What is Material Design?
In 2012 Google came to the realisation that Android's biggest strength, it's openness, and less regulated platform had become a significant problem for app design. In 2014 Google unveiled Material Design, a design system to help ensure Android apps look consistent across different display sizes while maintaining a beautiful user experience.
Material design built on the success of the flat design trend using functional shapes and buttons, however, uses shadows to establish a hierarchy and depth. Material Design uses drop shadows to show buttons that hover over the content and establish a sense of place. In this video Google designers explain their thinking behind it.

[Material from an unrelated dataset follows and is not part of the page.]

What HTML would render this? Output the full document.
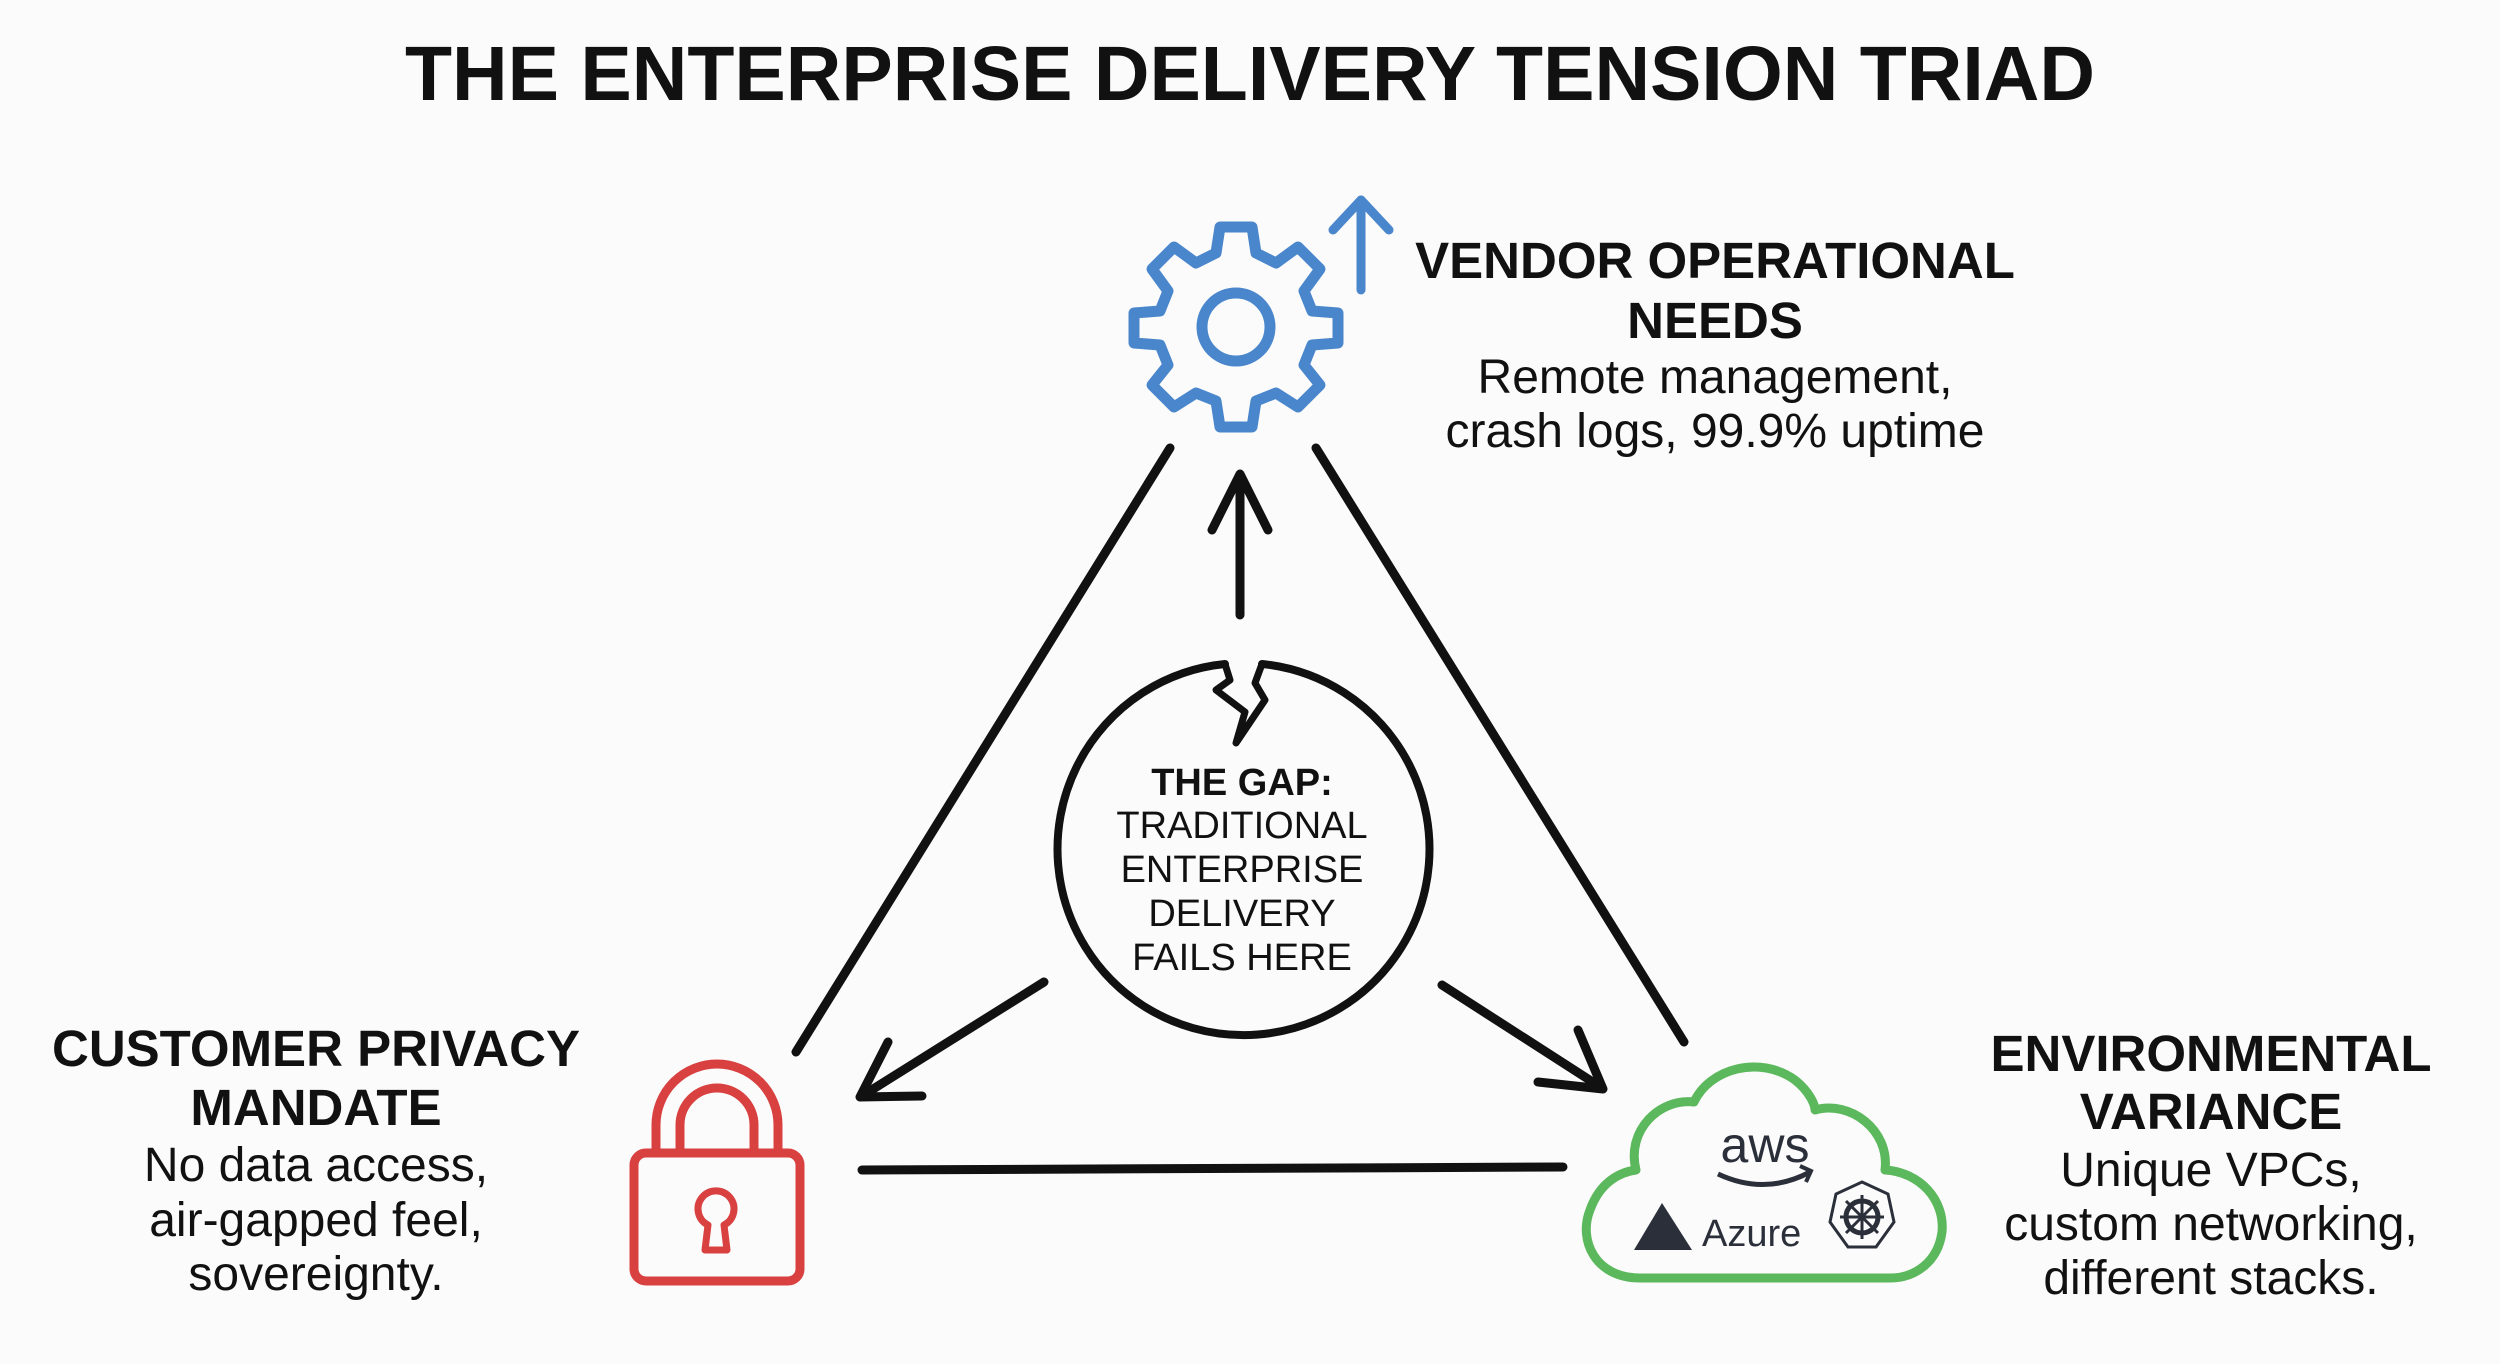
<!DOCTYPE html>
<html><head><meta charset="utf-8"><style>
html,body{margin:0;padding:0;background:#fbfbfb;}
svg{display:block;}
</style></head><body>
<svg width="2500" height="1364" viewBox="0 0 2500 1364" xmlns="http://www.w3.org/2000/svg">
<rect width="2500" height="1364" fill="#fbfbfb"/>
<text x="1250" y="100" text-anchor="middle" font-family="Liberation Sans, sans-serif" font-weight="bold" font-size="77" fill="#111">THE ENTERPRISE DELIVERY TENSION TRIAD</text>

<!-- gear -->
<g transform="translate(1236,327)" fill="none" stroke="#4a86cc" stroke-width="11" stroke-linejoin="round">
<path d="M-16,-100 L16,-100 L20,-74 L40,-64 L62,-80 L84,-58 L68,-36 L76,-16 L102,-14 L102,16 L76,18 L68,38 L84,58 L62,80 L40,66 L20,74 L16,100 L-16,100 L-20,74 L-40,66 L-62,80 L-84,58 L-68,38 L-76,18 L-102,16 L-102,-14 L-76,-16 L-68,-36 L-84,-58 L-62,-80 L-40,-64 L-20,-74 Z"/>
<circle r="34"/>
</g>
<g stroke="#4a86cc" stroke-width="9" fill="none" stroke-linecap="round" stroke-linejoin="round">
<line x1="1361" y1="290" x2="1361" y2="200"/>
<polyline points="1333,230 1361,200 1389,230"/>
</g>

<g font-family="Liberation Sans, sans-serif" fill="#111" text-anchor="middle">
<text x="1715" y="278" font-weight="bold" font-size="51">VENDOR OPERATIONAL</text>
<text x="1715" y="338" font-weight="bold" font-size="51">NEEDS</text>
<text x="1715" y="393" font-size="48">Remote management,</text>
<text x="1715" y="447" font-size="48">crash logs, 99.9% uptime</text>

<text x="316" y="1066" font-weight="bold" font-size="51">CUSTOMER PRIVACY</text>
<text x="316" y="1125" font-weight="bold" font-size="51">MANDATE</text>
<text x="316" y="1181" font-size="48">No data access,</text>
<text x="316" y="1236" font-size="48">air-gapped feel,</text>
<text x="316" y="1290" font-size="48">sovereignty.</text>

<text x="2211" y="1071" font-weight="bold" font-size="51">ENVIRONMENTAL</text>
<text x="2211" y="1129" font-weight="bold" font-size="51">VARIANCE</text>
<text x="2211" y="1186" font-size="48">Unique VPCs,</text>
<text x="2211" y="1240" font-size="48">custom networking,</text>
<text x="2211" y="1294" font-size="48">different stacks.</text>
</g>

<!-- triangle lines -->
<g stroke="#111" stroke-width="9" stroke-linecap="round" fill="none" stroke-linejoin="round">
<line x1="1170" y1="448" x2="796" y2="1052"/>
<line x1="1316" y1="448" x2="1684" y2="1042"/>
<line x1="862" y1="1170" x2="1563" y2="1167"/>
<line x1="1240" y1="615" x2="1240" y2="475"/>
<polyline points="1212,530 1240,474 1268,530"/>
<line x1="1044" y1="982" x2="862" y2="1096"/>
<polyline points="888,1042 860,1097 922,1096"/>
<line x1="1442" y1="985" x2="1602" y2="1088"/>
<polyline points="1538,1082 1603,1089 1578,1030"/>
<path d="M1262,664 A186,186 0 1 1 1225,664" stroke-width="8"/>
<path d="M1225,664 L1230,680 L1216,690 L1245,712 L1236,743 L1265,700 L1255,683 L1262,664" stroke-width="7"/>
</g>

<g font-family="Liberation Sans, sans-serif" fill="#111" text-anchor="middle" font-size="38">
<text x="1242" y="795" font-weight="bold">THE GAP:</text>
<text x="1242" y="838">TRADITIONAL</text>
<text x="1242" y="882">ENTERPRISE</text>
<text x="1242" y="926">DELIVERY</text>
<text x="1242" y="970">FAILS HERE</text>
</g>

<!-- lock -->
<g fill="none" stroke="#d94040" stroke-width="9" stroke-linejoin="round">
<path d="M656,1150 L656,1125 A61,61 0 0 1 778,1125 L778,1150"/>
<path d="M680,1150 L680,1125 A37,37 0 0 1 754,1125 L754,1150"/>
<rect x="634" y="1153" width="166" height="128" rx="12"/>
<path d="M708,1225 A18,18 0 1 1 724,1225 L727,1250 L705,1250 Z" stroke-width="7"/>
</g>

<!-- cloud -->
<path d="M1640,1278 C1595,1278 1578,1240 1590,1210 C1600,1182 1620,1172 1636,1170 C1626,1130 1660,1098 1694,1102 C1710,1068 1760,1055 1795,1080 C1810,1092 1815,1105 1815,1110 C1850,1100 1890,1130 1885,1170 C1920,1172 1945,1200 1942,1232 C1938,1262 1915,1278 1890,1278 Z" fill="none" stroke="#5cb85c" stroke-width="9" stroke-linejoin="round"/>
<text x="1765" y="1162" text-anchor="middle" font-family="Liberation Sans, sans-serif" font-size="50" fill="#2a2f3a">aws</text>
<path d="M1718,1174 Q1765,1196 1810,1172" fill="none" stroke="#2a2f3a" stroke-width="5"/>
<path d="M1800,1166 L1811,1171 L1806,1182" fill="none" stroke="#2a2f3a" stroke-width="4"/>
<path d="M1634,1250 L1662,1203 L1692,1250 Z" fill="#2a2f3a"/>
<text x="1702" y="1246" font-family="Liberation Sans, sans-serif" font-size="38" fill="#2a2f3a">Azure</text>
<path d="M1862,1182 L1888,1194 L1894,1222 L1876,1247 L1848,1247 L1830,1222 L1836,1194 Z" fill="none" stroke="#2a2f3a" stroke-width="3"/>
<circle cx="1862" cy="1217" r="16" fill="none" stroke="#2a2f3a" stroke-width="5"/>
<g stroke="#2a2f3a" stroke-width="3"><line x1="1862" y1="1195" x2="1862" y2="1239"/><line x1="1840" y1="1217" x2="1884" y2="1217"/><line x1="1846" y1="1201" x2="1878" y2="1233"/><line x1="1878" y1="1201" x2="1846" y2="1233"/></g>
</svg>
</body></html>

Regardless of whether you like the aesthetic style of material design or not (I personally really like it), the whole idea behind it is an incredible world first. Google has created a public design language that they encourage app designers around the world to use. Nothing like this has ever existed before on this scale, and it has allowed inexperienced app developers to build apps that look and work great. Google recognised its responsibility as the owner of the Android operating platform and found a way to non-threatening way to clean up the design of apps, making it a better experience for everyone. For many years both Apple and Google have openly shared the best practices for designing successful apps, as an attempt to boost the functionality and design of apps on their platforms; however, Google has taken it to an entirely new level essentially teaching people about good design and giving them a pre-made system to execute it. One concern I have is that it may result in lots of Android apps looking remarkably similar. Google talks about how flexible the system is; however, it's simplicity could result in a reduction in creative solutions as designers rely on the fact Google has done a lot of experimenting already.